Provided data:
================

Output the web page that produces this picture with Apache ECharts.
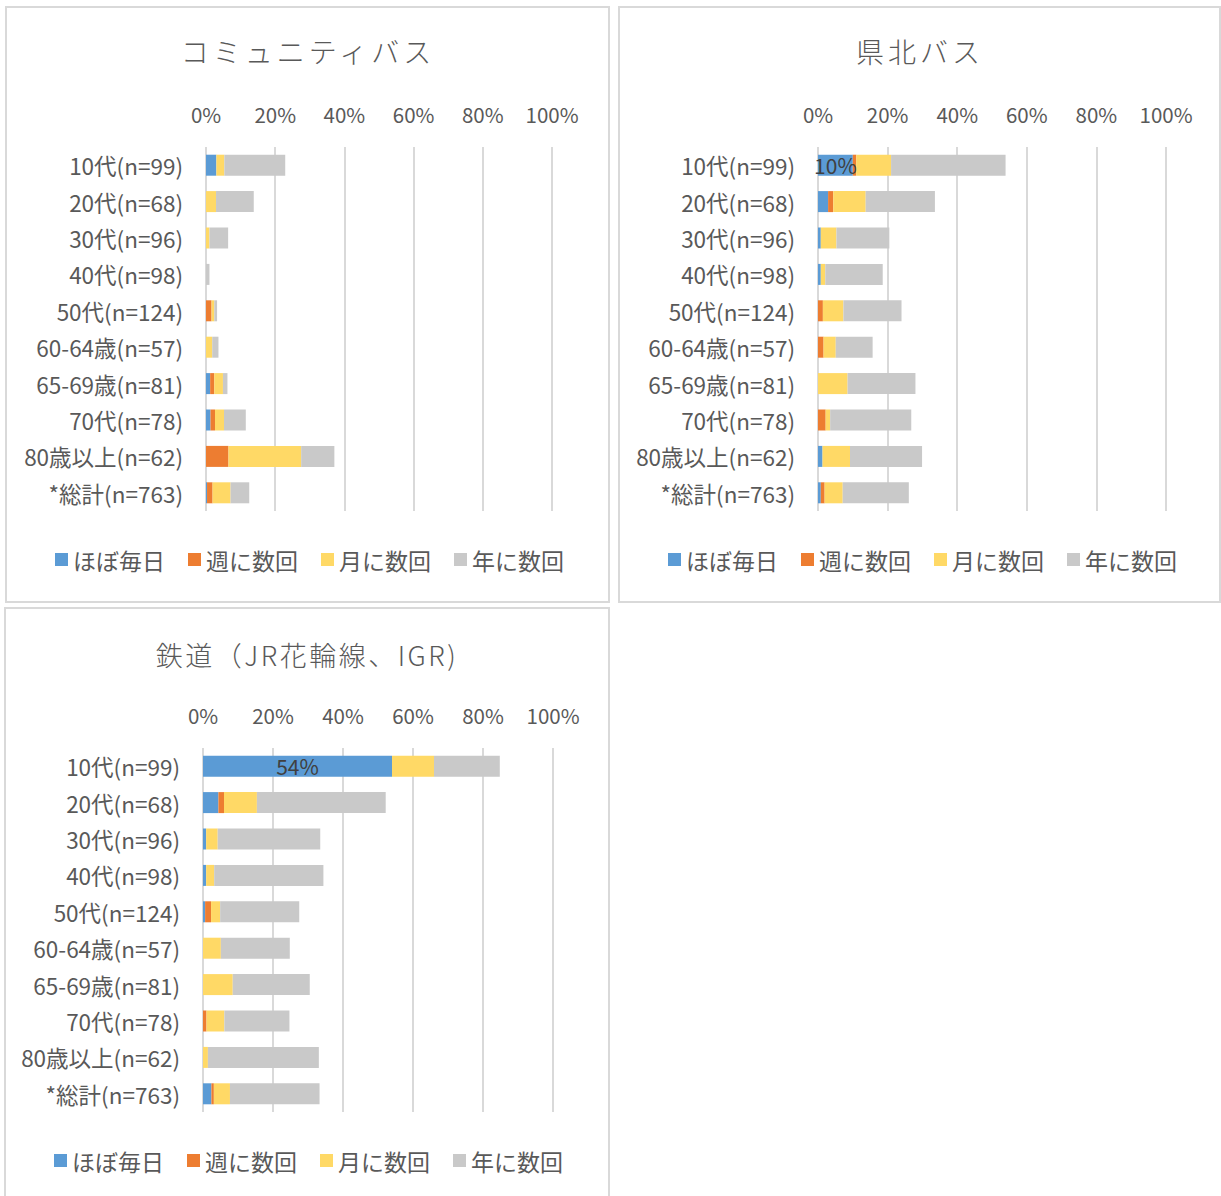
<!DOCTYPE html>
<html>
<head>
<meta charset="utf-8">
<script src="https://cdn.jsdelivr.net/npm/echarts@6/dist/echarts.min.js"></script>
<style>
  html, body { margin: 0; padding: 0; background: #ffffff; }
  #chart { width: 1221px; height: 1196px; }
  /* panel titles: wide tracking as in the original deck */
  #chart text[style*="28px"] { letter-spacing: 4px; }
  #chart text[style*="27px"] { letter-spacing: 2.5px; }
</style>
</head>
<body>
<div id="chart"></div>
<script>
// Age groups (rows, top to bottom)
const categories = [
  '10代(n=99)', '20代(n=68)', '30代(n=96)', '40代(n=98)', '50代(n=124)',
  '60-64歳(n=57)', '65-69歳(n=81)', '70代(n=78)', '80歳以上(n=62)', '*総計(n=763)'
];

// Frequency of use (stack order, left to right)
const frequencyNames = ['ほぼ毎日', '週に数回', '月に数回', '年に数回'];

// Percent axis ticks
const tickValues = [0, 20, 40, 60, 80, 100];

// コミュニティバス (%)
const communityDaily   = [3.0, 0, 0, 0, 0, 0, 1.2, 1.3, 0, 0.3];
const communityWeekly  = [0, 0, 0, 0, 1.6, 0, 1.2, 1.3, 6.5, 1.6];
const communityMonthly = [2.3, 2.9, 1.0, 0, 0.8, 1.8, 2.5, 2.6, 21.0, 5.2];
const communityYearly  = [17.6, 10.9, 5.4, 1.0, 0.8, 1.8, 1.3, 6.3, 9.6, 5.4];

// 県北バス (%)
const kenpokuDaily   = [10, 2.9, 0.8, 0.8, 0, 0, 0, 0, 1.3, 0.8];
const kenpokuWeekly  = [1.0, 1.5, 0, 0, 1.4, 1.6, 0, 2.2, 0, 1.1];
const kenpokuMonthly = [10.0, 9.3, 4.5, 1.3, 5.9, 3.5, 8.5, 1.3, 7.9, 5.2];
const kenpokuYearly  = [32.9, 19.9, 15.2, 16.5, 16.7, 10.6, 19.5, 23.3, 20.7, 19.0];

// 鉄道（JR花輪線、IGR） (%)
const railDaily   = [54, 4.4, 0.9, 0.9, 0.6, 0, 0, 0, 0, 2.4];
const railWeekly  = [0, 1.6, 0, 0, 1.7, 0, 0, 1.0, 0, 0.7];
const railMonthly = [12.0, 9.4, 3.3, 2.3, 2.6, 5.1, 8.5, 5.1, 1.4, 4.6];
const railYearly  = [18.8, 36.8, 29.3, 31.2, 22.6, 19.7, 22.0, 18.6, 31.7, 25.6];

const panelTitles = ['コミュニティバス', '県北バス', '鉄道（JR花輪線、IGR)'];
const panelValues = [
  [communityDaily, communityWeekly, communityMonthly, communityYearly],
  [kenpokuDaily, kenpokuWeekly, kenpokuMonthly, kenpokuYearly],
  [railDaily, railWeekly, railMonthly, railYearly]
];

// Segments that carry a value label: [panel, frequency, row]
const labeledSegments = [[1, 0, 0], [2, 0, 0]];

// ---- styling / layout ----
const colors = ['#5B9BD5', '#ED7D31', '#FFD966', '#C9C9C9'];
const textColor = '#595959';
const lineColor = '#D9D9D9';
const fontFamily = '"Noto Sans CJK JP", "Noto Sans", sans-serif';

const panels = [
  { box: [6, 7, 603, 595],   grid: { left: 206, top: 147, width: 346, height: 364 }, titleX: 308, titleY: 37,  titleSize: 28, legend: { left: 55,  top: 548 } },
  { box: [619, 7, 601, 595], grid: { left: 818, top: 147, width: 348, height: 364 }, titleX: 920, titleY: 37,  titleSize: 28, legend: { left: 668, top: 548 } },
  { box: [5, 608, 604, 600], grid: { left: 203, top: 748, width: 350, height: 364 }, titleX: 307, titleY: 641, titleSize: 27, legend: { left: 54,  top: 1149 } }
];

const tickStep = tickValues[1] - tickValues[0];

const option = {
  animation: false,
  backgroundColor: '#ffffff',
  textStyle: { fontFamily: fontFamily },
  graphic: panels.map(p => ({
    type: 'rect',
    shape: { x: p.box[0], y: p.box[1], width: p.box[2], height: p.box[3] },
    style: { fill: 'none', stroke: lineColor, lineWidth: 2 },
    silent: true,
    z: -10
  })),
  title: panels.map((p, i) => ({
    text: panelTitles[i],
    left: p.titleX,
    top: p.titleY,
    textAlign: 'center',
    padding: 0,
    textStyle: { fontFamily: fontFamily, fontSize: p.titleSize, fontWeight: 300, color: textColor }
  })),
  legend: panels.map(p => ({
    data: frequencyNames,
    left: p.legend.left,
    top: p.legend.top,
    orient: 'horizontal',
    icon: 'rect',
    itemWidth: 13,
    itemHeight: 13,
    itemGap: 23,
    padding: 0,
    selectedMode: false,
    textStyle: { fontFamily: fontFamily, fontSize: 23, color: textColor }
  })),
  grid: panels.map(p => Object.assign({ containLabel: false }, p.grid)),
  xAxis: panels.map((p, i) => ({
    type: 'value',
    gridIndex: i,
    position: 'top',
    min: tickValues[0],
    max: tickValues[tickValues.length - 1],
    interval: tickStep,
    axisLine: { show: false },
    axisTick: { show: false },
    axisLabel: { formatter: '{value}%', fontFamily: fontFamily, fontSize: 20.5, color: textColor, margin: 23 },
    splitLine: { show: true, lineStyle: { color: lineColor, width: 2 } }
  })),
  yAxis: panels.map((p, i) => ({
    type: 'category',
    gridIndex: i,
    data: categories,
    inverse: true,
    axisLine: { show: false },
    axisTick: { show: false },
    splitLine: { show: false },
    axisLabel: { fontFamily: fontFamily, fontSize: 22.5, color: textColor, margin: 23, padding: [0, 0, 3, 0] }
  })),
  series: []
};

panelValues.forEach((values, p) => {
  values.forEach((arr, k) => {
    option.series.push({
      type: 'bar',
      name: frequencyNames[k],
      stack: 'panel' + p,
      xAxisIndex: p,
      yAxisIndex: p,
      barWidth: 21,
      itemStyle: { color: colors[k] },
      label: {
        show: false,
        position: 'inside',
        color: '#404040',
        fontFamily: fontFamily,
        fontSize: 21,
        formatter: d => d.value + '%'
      },
      data: arr.map((v, r) => {
        const labeled = labeledSegments.some(s => s[0] === p && s[1] === k && s[2] === r);
        return labeled ? { value: v, label: { show: true } } : v;
      })
    });
  });
});

const chart = echarts.init(document.getElementById('chart'), null, { renderer: 'svg' });
chart.setOption(option);
</script>
</body>
</html>
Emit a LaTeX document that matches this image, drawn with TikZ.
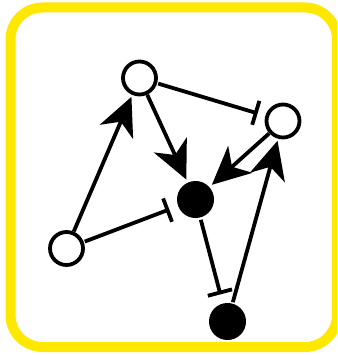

================

Exercise description:
The records above are to be quoted exactly, with all pictures left out.

Task response:
Output the web page that produces this picture with Apache ECharts.
<!DOCTYPE html>
<html>
<head>
<meta charset="utf-8">
<script src="https://cdn.jsdelivr.net/npm/echarts@6/dist/echarts.min.js"></script>
<style>
  html, body { margin: 0; padding: 0; background: #ffffff; }
  #chart { width: 1221px; height: 1196px; }
  /* panel titles: wide tracking as in the original deck */
  #chart text[style*="28px"] { letter-spacing: 4px; }
  #chart text[style*="27px"] { letter-spacing: 2.5px; }
</style>
</head>
<body>
<div id="chart"></div>
<script>
// Age groups (rows, top to bottom)
const categories = [
  '10代(n=99)', '20代(n=68)', '30代(n=96)', '40代(n=98)', '50代(n=124)',
  '60-64歳(n=57)', '65-69歳(n=81)', '70代(n=78)', '80歳以上(n=62)', '*総計(n=763)'
];

// Frequency of use (stack order, left to right)
const frequencyNames = ['ほぼ毎日', '週に数回', '月に数回', '年に数回'];

// Percent axis ticks
const tickValues = [0, 20, 40, 60, 80, 100];

// コミュニティバス (%)
const communityDaily   = [3.0, 0, 0, 0, 0, 0, 1.2, 1.3, 0, 0.3];
const communityWeekly  = [0, 0, 0, 0, 1.6, 0, 1.2, 1.3, 6.5, 1.6];
const communityMonthly = [2.3, 2.9, 1.0, 0, 0.8, 1.8, 2.5, 2.6, 21.0, 5.2];
const communityYearly  = [17.6, 10.9, 5.4, 1.0, 0.8, 1.8, 1.3, 6.3, 9.6, 5.4];

// 県北バス (%)
const kenpokuDaily   = [10, 2.9, 0.8, 0.8, 0, 0, 0, 0, 1.3, 0.8];
const kenpokuWeekly  = [1.0, 1.5, 0, 0, 1.4, 1.6, 0, 2.2, 0, 1.1];
const kenpokuMonthly = [10.0, 9.3, 4.5, 1.3, 5.9, 3.5, 8.5, 1.3, 7.9, 5.2];
const kenpokuYearly  = [32.9, 19.9, 15.2, 16.5, 16.7, 10.6, 19.5, 23.3, 20.7, 19.0];

// 鉄道（JR花輪線、IGR） (%)
const railDaily   = [54, 4.4, 0.9, 0.9, 0.6, 0, 0, 0, 0, 2.4];
const railWeekly  = [0, 1.6, 0, 0, 1.7, 0, 0, 1.0, 0, 0.7];
const railMonthly = [12.0, 9.4, 3.3, 2.3, 2.6, 5.1, 8.5, 5.1, 1.4, 4.6];
const railYearly  = [18.8, 36.8, 29.3, 31.2, 22.6, 19.7, 22.0, 18.6, 31.7, 25.6];

const panelTitles = ['コミュニティバス', '県北バス', '鉄道（JR花輪線、IGR)'];
const panelValues = [
  [communityDaily, communityWeekly, communityMonthly, communityYearly],
  [kenpokuDaily, kenpokuWeekly, kenpokuMonthly, kenpokuYearly],
  [railDaily, railWeekly, railMonthly, railYearly]
];

// Segments that carry a value label: [panel, frequency, row]
const labeledSegments = [[1, 0, 0], [2, 0, 0]];

// ---- styling / layout ----
const colors = ['#5B9BD5', '#ED7D31', '#FFD966', '#C9C9C9'];
const textColor = '#595959';
const lineColor = '#D9D9D9';
const fontFamily = '"Noto Sans CJK JP", "Noto Sans", sans-serif';

const panels = [
  { box: [6, 7, 603, 595],   grid: { left: 206, top: 147, width: 346, height: 364 }, titleX: 308, titleY: 37,  titleSize: 28, legend: { left: 55,  top: 548 } },
  { box: [619, 7, 601, 595], grid: { left: 818, top: 147, width: 348, height: 364 }, titleX: 920, titleY: 37,  titleSize: 28, legend: { left: 668, top: 548 } },
  { box: [5, 608, 604, 600], grid: { left: 203, top: 748, width: 350, height: 364 }, titleX: 307, titleY: 641, titleSize: 27, legend: { left: 54,  top: 1149 } }
];

const tickStep = tickValues[1] - tickValues[0];

const option = {
  animation: false,
  backgroundColor: '#ffffff',
  textStyle: { fontFamily: fontFamily },
  graphic: panels.map(p => ({
    type: 'rect',
    shape: { x: p.box[0], y: p.box[1], width: p.box[2], height: p.box[3] },
    style: { fill: 'none', stroke: lineColor, lineWidth: 2 },
    silent: true,
    z: -10
  })),
  title: panels.map((p, i) => ({
    text: panelTitles[i],
    left: p.titleX,
    top: p.titleY,
    textAlign: 'center',
    padding: 0,
    textStyle: { fontFamily: fontFamily, fontSize: p.titleSize, fontWeight: 300, color: textColor }
  })),
  legend: panels.map(p => ({
    data: frequencyNames,
    left: p.legend.left,
    top: p.legend.top,
    orient: 'horizontal',
    icon: 'rect',
    itemWidth: 13,
    itemHeight: 13,
    itemGap: 23,
    padding: 0,
    selectedMode: false,
    textStyle: { fontFamily: fontFamily, fontSize: 23, color: textColor }
  })),
  grid: panels.map(p => Object.assign({ containLabel: false }, p.grid)),
  xAxis: panels.map((p, i) => ({
    type: 'value',
    gridIndex: i,
    position: 'top',
    min: tickValues[0],
    max: tickValues[tickValues.length - 1],
    interval: tickStep,
    axisLine: { show: false },
    axisTick: { show: false },
    axisLabel: { formatter: '{value}%', fontFamily: fontFamily, fontSize: 20.5, color: textColor, margin: 23 },
    splitLine: { show: true, lineStyle: { color: lineColor, width: 2 } }
  })),
  yAxis: panels.map((p, i) => ({
    type: 'category',
    gridIndex: i,
    data: categories,
    inverse: true,
    axisLine: { show: false },
    axisTick: { show: false },
    splitLine: { show: false },
    axisLabel: { fontFamily: fontFamily, fontSize: 22.5, color: textColor, margin: 23, padding: [0, 0, 3, 0] }
  })),
  series: []
};

panelValues.forEach((values, p) => {
  values.forEach((arr, k) => {
    option.series.push({
      type: 'bar',
      name: frequencyNames[k],
      stack: 'panel' + p,
      xAxisIndex: p,
      yAxisIndex: p,
      barWidth: 21,
      itemStyle: { color: colors[k] },
      label: {
        show: false,
        position: 'inside',
        color: '#404040',
        fontFamily: fontFamily,
        fontSize: 21,
        formatter: d => d.value + '%'
      },
      data: arr.map((v, r) => {
        const labeled = labeledSegments.some(s => s[0] === p && s[1] === k && s[2] === r);
        return labeled ? { value: v, label: { show: true } } : v;
      })
    });
  });
});

const chart = echarts.init(document.getElementById('chart'), null, { renderer: 'svg' });
chart.setOption(option);
</script>
</body>
</html>
Emit a LaTeX document that matches this image, drawn with TikZ.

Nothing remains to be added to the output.